Listen to this http://www.youtube.com/watch?v=sq19BZRKmLI
And then this http://www.youtube.com/watch?v=riEszB2m5GA
Ladysmith Black, a South African tribal band, sings traditional call-and-response music, the type that influences jazz. Buddy Bolden, one of the most well-known black ragtime musicians, was a great part of the formation of jazz in New Orleans. His music demonstrates call-and-response as well as improvisation. The combination of marching and tribal music also helped to form parading in black New Orleans culture. At funerals and celebrations, second line parade brass bands represent the music traditions of the city. Jazz funerals are something that we briefly discussed in class, but are an amazing phenomenon in the South.
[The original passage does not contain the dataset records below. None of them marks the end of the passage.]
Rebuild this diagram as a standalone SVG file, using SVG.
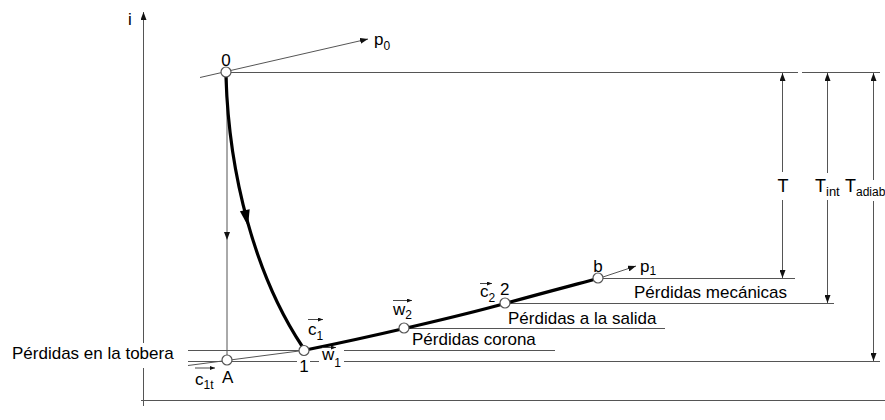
<svg xmlns="http://www.w3.org/2000/svg" width="885" height="420" viewBox="0 0 885 420">
<style>
text{font-family:"Liberation Sans",Arial,sans-serif;font-size:17px;fill:#000}
.sub{font-size:12px}
.tl{font-size:18px}
.ts{font-size:13px}
.ts2{font-size:12px}
.thin{fill:none;stroke:#555;stroke-width:1}
.thick{fill:none;stroke:#000;stroke-width:3.2;stroke-linecap:round}
.pt{fill:#fff;stroke:#555;stroke-width:1.2}
.vec{fill:none;stroke:#333;stroke-width:0.9}
</style>
<defs>
<marker id="ah" markerUnits="userSpaceOnUse" markerWidth="9" markerHeight="6" refX="8" refY="3" orient="auto-start-reverse">
<path d="M0,0 L8,3 L0,6 z" fill="#111"/>
</marker>
<marker id="av" markerUnits="userSpaceOnUse" markerWidth="6" markerHeight="5" refX="5" refY="2" orient="auto">
<path d="M0,0 L5,2 L0,4 z" fill="#111"/>
</marker>
</defs>

<g id="axes">
<path class="thin" d="M143.5,343 V12" marker-end="url(#ah)"/>
<path class="thin" d="M143.5,368 V406"/>
<path class="thin" d="M141,400.5 H885"/>
<text x="130" y="25" text-anchor="middle">i</text>
</g>

<g id="connectors">
<!-- level lines -->
<path class="thin" d="M231,72.5 H798 M802,72.5 H880"/>
<path class="thin" d="M603,278.5 H795"/>
<path class="thin" d="M510,303.5 H834"/>
<path class="thin" d="M409,328.5 H665"/>
<path class="thin" d="M188,350.5 H299 M344,350.5 H555"/>
<path class="thin" d="M188,361.5 H297 M310,361.5 H319 M344,361.5 H880"/>
<!-- isobars -->
<path class="thin" d="M200,77.5 L368,39" marker-end="url(#ah)"/>
<path class="thin" d="M188,365.5 L299,351"/>
<path class="thin" d="M603,277 L636,266" marker-end="url(#ah)"/>
<!-- isentropic 0 -> A -->
<path class="thin" d="M227,77 V240" marker-end="url(#ah)"/>
<path class="thin" d="M227,240 V355"/>
<!-- real expansion 0 -> 1 -->
<path class="thick" d="M226,77 C229,175 255,275 302,346"/>
<polygon points="248,226 239.9,211.3 249.7,209.3" fill="#000"/>
<!-- rotor expansion 1 -> b -->
<path class="thick" d="M308,349.5 C370,337 460,316 505,303.5 S570,286 594,279.5"/>
<!-- T dimension arrows -->
<path class="thin" d="M782.5,172 V73" marker-end="url(#ah)"/>
<path class="thin" d="M782.5,200 V278" marker-end="url(#ah)"/>
<path class="thin" d="M827.5,173 V73" marker-end="url(#ah)"/>
<path class="thin" d="M827.5,200 V303" marker-end="url(#ah)"/>
<path class="thin" d="M873.5,180 V73" marker-end="url(#ah)"/>
<path class="thin" d="M873.5,201 V361" marker-end="url(#ah)"/>
</g>

<g id="node-0">
<circle class="pt" cx="226" cy="72" r="5"/>
<text x="226" y="66" text-anchor="middle">0</text>
<text x="374" y="45">p<tspan class="sub" dy="5">0</tspan></text>
</g>

<g id="node-A">
<circle class="pt" cx="227" cy="360" r="5"/>
<text x="222" y="383">A</text>
<path class="vec" d="M195,368 H215" marker-end="url(#av)"/>
<text x="195" y="385">c<tspan class="sub" dy="4">1t</tspan></text>
</g>

<g id="node-1">
<circle class="pt" cx="304" cy="350.5" r="5"/>
<text x="304" y="372" text-anchor="middle">1</text>
<path class="vec" d="M308,319.5 H323" marker-end="url(#av)"/>
<text x="308" y="335">c<tspan class="sub" dy="5">1</tspan></text>
<path class="vec" d="M322,347.5 H336" marker-end="url(#av)"/>
<text x="322" y="360">w<tspan class="sub" dy="7">1</tspan></text>
</g>

<g id="node-w2">
<circle class="pt" cx="404" cy="328" r="5"/>
<path class="vec" d="M393,300.5 H412" marker-end="url(#av)"/>
<text x="393" y="315">w<tspan class="sub" dy="4">2</tspan></text>
</g>

<g id="node-2">
<circle class="pt" cx="505" cy="303" r="5"/>
<text x="500" y="295">2</text>
<path class="vec" d="M480,283.5 H492" marker-end="url(#av)"/>
<text x="480" y="297">c<tspan class="sub" dy="5">2</tspan></text>
</g>

<g id="node-b">
<circle class="pt" cx="598" cy="278" r="5"/>
<text x="598" y="272" text-anchor="middle">b</text>
<text x="640" y="272">p<tspan class="sub" dy="3">1</tspan></text>
</g>

<g id="labels">
<text x="12" y="359">Pérdidas en la tobera</text>
<text x="412" y="345">Pérdidas corona</text>
<text x="508" y="324">Pérdidas a la salida</text>
<text x="634" y="298">Pérdidas mecánicas</text>
<text class="tl" x="783" y="192" text-anchor="middle">T</text>
<text class="tl" x="815" y="192">T<tspan class="ts" dy="4">int</tspan></text>
<text class="tl" x="845" y="192">T<tspan class="ts2" dy="4">adiab</tspan></text>
</g>
</svg>
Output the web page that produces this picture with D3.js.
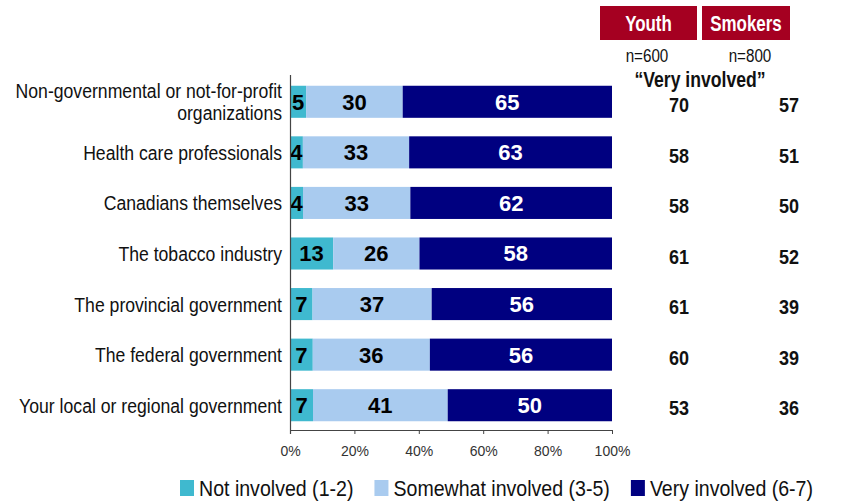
<!DOCTYPE html>
<html>
<head>
<meta charset="utf-8">
<script src="https://cdn.jsdelivr.net/npm/d3@7"></script>
<style>
  html, body { margin: 0; padding: 0; background: #fff; }
  svg { display: block; }
  text { font-family: "Liberation Sans", Arial, sans-serif; }
</style>
</head>
<body>
<svg id="chart" width="842" height="502"></svg>
<script>
// Survey: how involved each actor should be (% of respondents)
const categories = [
  ["Non-governmental or not-for-profit", "organizations"],
  ["Health care professionals"],
  ["Canadians themselves"],
  ["The tobacco industry"],
  ["The provincial government"],
  ["The federal government"],
  ["Your local or regional government"]
];
const notInvolved = [5, 4, 4, 13, 7, 7, 7];
const somewhatInvolved = [30, 33, 33, 26, 37, 36, 41];
const veryInvolved = [65, 63, 62, 58, 56, 56, 50];

// "Very involved" shares in the two comparison samples
const youthVery = [70, 58, 58, 61, 61, 60, 53];
const smokersVery = [57, 51, 50, 52, 39, 39, 36];

const seriesNames = ["Not involved (1-2)", "Somewhat involved (3-5)", "Very involved (6-7)"];
const seriesColors = ["#3fb9cf", "#a9cbef", "#000080"];
const labelColors = ["#000", "#000", "#fff"];
const tickValues = [0, 0.2, 0.4, 0.6, 0.8, 1];
const groupNames = ["Youth", "Smokers"];
const groupSizes = ["n=600", "n=800"];

const svg = d3.select("#chart");

// text drawn horizontally condensed (narrow face look)
function narrowText(parent, x, y, str, opts) {
  const g = parent.append("g")
    .attr("transform", `translate(${x},${y}) scale(${opts.sx},1)`);
  return g.append("text")
    .attr("x", 0).attr("y", 0)
    .attr("dy", "0.36em")
    .attr("text-anchor", opts.anchor || "middle")
    .attr("font-size", opts.size)
    .attr("font-weight", opts.weight || "normal")
    .attr("fill", opts.fill || "#111")
    .text(str);
}

const x = d3.scaleLinear().domain([0, 1]).range([290, 612]);
const y = d3.scaleBand()
  .domain(d3.range(categories.length))
  .range([76.5, 430.5])
  .paddingInner(0.366)
  .paddingOuter(0.183);

// 100% stacked layout
const table = categories.map((c, i) => ({
  i, s0: notInvolved[i], s1: somewhatInvolved[i], s2: veryInvolved[i]
}));
const stacked = d3.stack().keys(["s0", "s1", "s2"]).offset(d3.stackOffsetExpand)(table);

const layer = svg.selectAll("g.layer").data(stacked).join("g")
  .attr("class", "layer")
  .attr("fill", d => seriesColors[d.index]);

layer.selectAll("rect").data(d => d).join("rect")
  .attr("x", d => x(d[0]))
  .attr("width", d => x(d[1]) - x(d[0]))
  .attr("y", d => y(d.data.i))
  .attr("height", y.bandwidth());

stacked.forEach(ser => {
  svg.append("g").selectAll("text").data(ser).join("text")
    .attr("x", d => (x(d[0]) + x(d[1])) / 2)
    .attr("y", d => y(d.data.i) + y.bandwidth() / 2)
    .attr("dy", "0.36em")
    .attr("text-anchor", "middle")
    .attr("font-size", 22)
    .attr("font-weight", "bold")
    .attr("fill", labelColors[ser.index])
    .text(d => d.data[ser.key]);
});

// category labels
categories.forEach((lines, i) => {
  const cy = y(i) + y.bandwidth() / 2;
  const lh = 22;
  lines.forEach((ln, j) => {
    narrowText(svg, 282, cy + (j - (lines.length - 1) / 2) * lh, ln,
      { sx: 0.84, size: 21, anchor: "end" });
  });
});

// x axis
const xAxis = d3.axisBottom(x).tickValues(tickValues).tickSize(4).tickFormat(d3.format(".0%"));
const ax = svg.append("g").attr("transform", "translate(0,430)").call(xAxis);
ax.select(".domain").attr("stroke", "#444").attr("d", "M290,0.5H612");
ax.selectAll(".tick line").attr("stroke", "#444");
ax.selectAll(".tick text")
  .attr("y", 16)
  .attr("font-size", 14)
  .attr("fill", "#333");

// vertical baseline
svg.append("line")
  .attr("x1", 290.5).attr("x2", 290.5)
  .attr("y1", 75).attr("y2", 434)
  .attr("stroke", "#444").attr("stroke-width", 1.2);

// comparison headers
const headerBoxes = [{ x0: 600, x1: 697 }, { x0: 702, x1: 790 }];
const nCenters = [647, 750];
headerBoxes.forEach((b, i) => {
  svg.append("rect")
    .attr("x", b.x0).attr("y", 6)
    .attr("width", b.x1 - b.x0).attr("height", 34)
    .attr("fill", "#a50021");
  narrowText(svg, (b.x0 + b.x1) / 2, 23, groupNames[i],
    { sx: 0.77, size: 22, weight: "bold", fill: "#fff" });
  narrowText(svg, nCenters[i], 55, groupSizes[i], { sx: 0.8, size: 19 });
});
narrowText(svg, 700, 79, "\u201CVery involved\u201D", { sx: 0.8, size: 22, weight: "bold" });

const colX = [679, 789];
[youthVery, smokersVery].forEach((arr, c) => {
  arr.forEach((v, i) => {
    narrowText(svg, colX[c], y(i) + y.bandwidth() / 2 + 3, v,
      { sx: 0.9, size: 20, weight: "bold" });
  });
});

// legend
const legend = svg.append("g").attr("transform", "translate(180,488)");
let lx = 0;
seriesNames.forEach((name, k) => {
  legend.append("rect")
    .attr("x", lx).attr("y", -8)
    .attr("width", 14).attr("height", 16)
    .attr("fill", seriesColors[k]);
  const sx = 0.89;
  const t = narrowText(legend, lx + 19, 0, name, { sx, size: 22, anchor: "start" });
  lx += 19 + t.node().getComputedTextLength() * sx + 21;
});
</script>
</body>
</html>
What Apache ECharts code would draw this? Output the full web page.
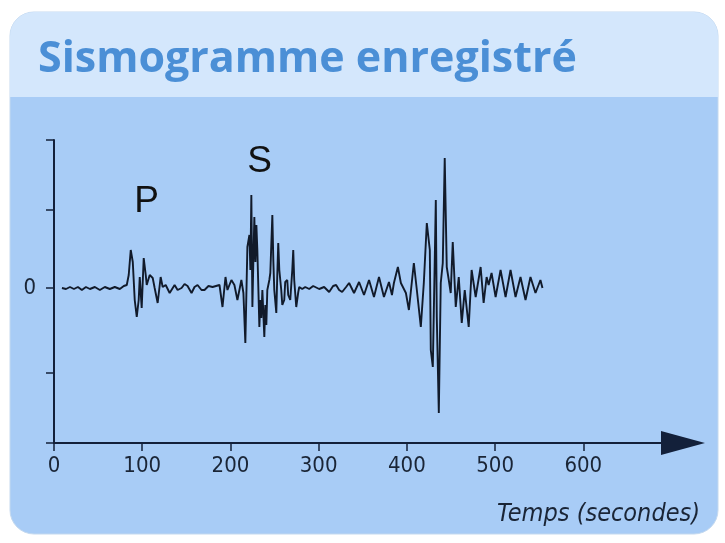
<!DOCTYPE html>
<html>
<head>
<meta charset="utf-8">
<script src="https://cdn.jsdelivr.net/npm/echarts@6/dist/echarts.min.js"></script>
<style>
html,body{margin:0;padding:0;background:#ffffff;}
#chart{width:725px;height:543px;}
</style>
</head>
<body>
<div id="chart"></div>
<script>
// ---- data ----
const titleText = 'Sismogramme enregistré';
const xAxisTitle = 'Temps (secondes)';
const xTickValues = [0, 100, 200, 300, 400, 500, 600];
const yTickValues = [-155, -85, 0, 78, 148];
const yLabelValues = [0];
const phaseLabels = ['P', 'S'];

// time (s)
const timeValues = [
  9.0, 13.6, 18.1, 22.6, 27.1, 31.6, 36.2, 40.7, 46.3, 52.0, 57.6, 63.3, 68.9, 74.6, 79.1, 82.5,
  84.7, 87.0, 89.3, 91.5, 93.8, 96.0, 97.2, 99.4, 101.7, 104.0, 105.1, 108.5, 111.9, 114.1, 117.5,
  120.9, 123.2, 126.6, 131.1, 136.7, 140.1, 144.6, 148.0, 151.4, 155.9, 159.3, 162.7, 167.2, 170.6,
  175.1, 179.7,
  181.9, 187.6, 191.0, 194.4, 196.6, 201.1, 204.5, 207.9, 212.4,
  214.7, 216.9, 219.2, 221.5, 222.6, 223.7, 224.9, 226.0, 227.1, 228.3, 229.4, 230.5,
  232.8, 233.9, 235.0, 236.2, 238.4, 239.5, 240.7, 241.8, 244.1, 245.2, 247.5, 248.6, 249.7,
  252.0, 253.1, 254.2, 255.4, 257.6, 258.8, 261.0, 262.1, 264.4, 265.5, 267.8, 270.1, 271.2,
  272.3, 274.6, 276.9, 278.0,
  281.4, 284.8, 289.3, 293.8, 300.6, 306.2, 311.9, 316.4, 319.8, 323.2, 326.6, 331.1, 334.5, 340.1,
  345.8, 351.4, 357.1, 362.7, 368.4, 374.0, 379.7, 383.1,
  385.3, 389.8, 393.2, 398.9, 402.3, 407.9, 411.3, 415.8, 419.2, 422.6, 426.0, 427.1, 429.4, 431.6,
  432.8, 433.9, 436.2, 438.4, 440.7, 442.9, 445.2, 447.5, 449.7, 452.0, 455.4, 458.8, 462.2, 465.6,
  470.1, 473.4, 478.0, 483.6, 487.0, 490.4, 492.7, 496.0, 500.6, 506.2, 511.9, 517.5, 523.2, 528.8,
  534.5, 540.1, 545.8, 551.4, 553.7
];
// ground motion amplitude (arbitrary units)
const amplitudeValues = [
  0, -1, 1, -1, 1, -2, 1, -1, 1, -2, 1, -1, 1, -1, 2, 3,
  13, 38, 26, -12, -29, -12, 11, -20, 30, 13, 3, 13, 10, 0, -15,
  11, 1, 3, -5, 3, -2, 0, 4, 2, -5, 1, 3, -2, -2,
  2, 1,
  0, 3, -19, 11, -2, 8, 3, -12, 8,
  -5, -55, 41, 53, 18, 93, -19, 28, 71, 26, 63, 38,
  -39, -12, -30, -2, -49, -17, -37, -2, 8, 15, 73, 28, -2,
  -25, 13, 45, 18, -2, -17, -12, 6, 8, -7, -12, 18, 38,
  8, -19, -4, 1,
  -1, 1, -1, 2, -1, 1, -4, 2, 3, -2, -4, 1, 5, -5,
  6, -7, 8, -9, 11, -9, 6, -7,
  5, 21, 5, -5, -22, 25, -2, -39, 5, 65, 38, -62, -79, 28,
  88, -29, -125, 5, 25, 130, 21, 8, -5, 46, -19, 11, -35, -2,
  -39, 18, -9, 21, -15, 11, 3, 15, -9, 18, -9, 18, -9, 11,
  -12, 11, -5, 8, 0
];

const seriesData = timeValues.map((t, i) => [t, amplitudeValues[i]]);

const axisColor = '#13203a';
const textColor = '#1a2536';
const tickFont = "'Liberation Sans Narrow', 'DejaVu Sans Condensed', 'Roboto', sans-serif";

const chart = echarts.init(document.getElementById('chart'), null, {renderer: 'canvas'});

const option = {
  backgroundColor: '#ffffff',
  animation: false,
  grid: {left: 54, right: 42, top: 140, bottom: 100, containLabel: false},
  xAxis: {
    type: 'value',
    min: 0,
    max: 713,
    axisLine: {
      show: true, onZero: false,
      lineStyle: {color: axisColor, width: 2},
      symbol: ['none', 'triangle'],
      symbolSize: [24, 44]
    },
    axisTick: {show: true, inside: false, length: 8, customValues: xTickValues, lineStyle: {color: axisColor, width: 1.5}},
    axisLabel: {show: true, customValues: xTickValues, margin: 12, color: textColor, fontSize: 22, fontFamily: tickFont},
    splitLine: {show: false}
  },
  yAxis: {
    type: 'value',
    min: -155,
    max: 148,
    axisLine: {show: true, onZero: false, lineStyle: {color: axisColor, width: 2}},
    axisTick: {show: true, inside: false, length: 8, customValues: yTickValues, lineStyle: {color: axisColor, width: 1.5}},
    axisLabel: {show: true, customValues: yLabelValues, margin: 18, color: textColor, fontSize: 22, fontFamily: tickFont},
    splitLine: {show: false}
  },
  graphic: [
    {type: 'rect', z: -100, shape: {x: 10, y: 12, width: 708, height: 522, r: 24},
     style: {fill: '#a8ccf6', stroke: '#c4d9ef', lineWidth: 1}},
    {type: 'rect', z: -99, shape: {x: 10, y: 12, width: 708, height: 85, r: [24, 24, 0, 0]},
     style: {fill: '#d4e7fc'}},
    {type: 'text', z: 10, left: 38, top: 38,
     style: {text: titleText, fill: '#4b8fd6', font: "bold 43px 'Open Sans', sans-serif"}},
    {type: 'text', z: 10, x: 700, y: 514,
     style: {text: xAxisTitle, fill: textColor, align: 'right', verticalAlign: 'middle',
             font: "italic 25px " + tickFont}},
    {type: 'text', z: 10, x: 146.5, y: 202,
     style: {text: phaseLabels[0], fill: '#111111', align: 'center', verticalAlign: 'middle',
             font: "37px 'Liberation Sans', Arial, sans-serif"}},
    {type: 'text', z: 10, x: 259.5, y: 162,
     style: {text: phaseLabels[1], fill: '#111111', align: 'center', verticalAlign: 'middle',
             font: "37px 'Liberation Sans', Arial, sans-serif"}}
  ],
  series: [{
    type: 'line',
    data: seriesData,
    showSymbol: false,
    symbol: 'none',
    smooth: false,
    lineStyle: {color: '#111a2a', width: 1.9},
    z: 5
  }]
};
chart.setOption(option);
</script>
</body>
</html>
If anyone watched the HBO series Treme, then you have seen Jazz funerals, if not, it is worth taking a look- http://www.youtube.com/watch?v=9SzWx79Z9BQ
Cortez’s poem reflects on the remembrance of black music. She argues that music has had a profound affect on black culture- that it’s “trying to make a better tomorrow”- but is only remembered now to “dance, fuck and cry.” She fears that the African American tradition and soul put into jazz and blues is missing from music and listeners today. She asks, “What do you care about history- Black History and John Coltrane.” While reflecting on Jazz Appreciation Month it is important to appreciate the history preserved in music, looking at jazz alone there is a rich story behind its creation. Using Coltrane, a black saxophonist, as a symbol for the struggle and strength behind black music, Cortez asserts that the true meaning of this music has been forgotten.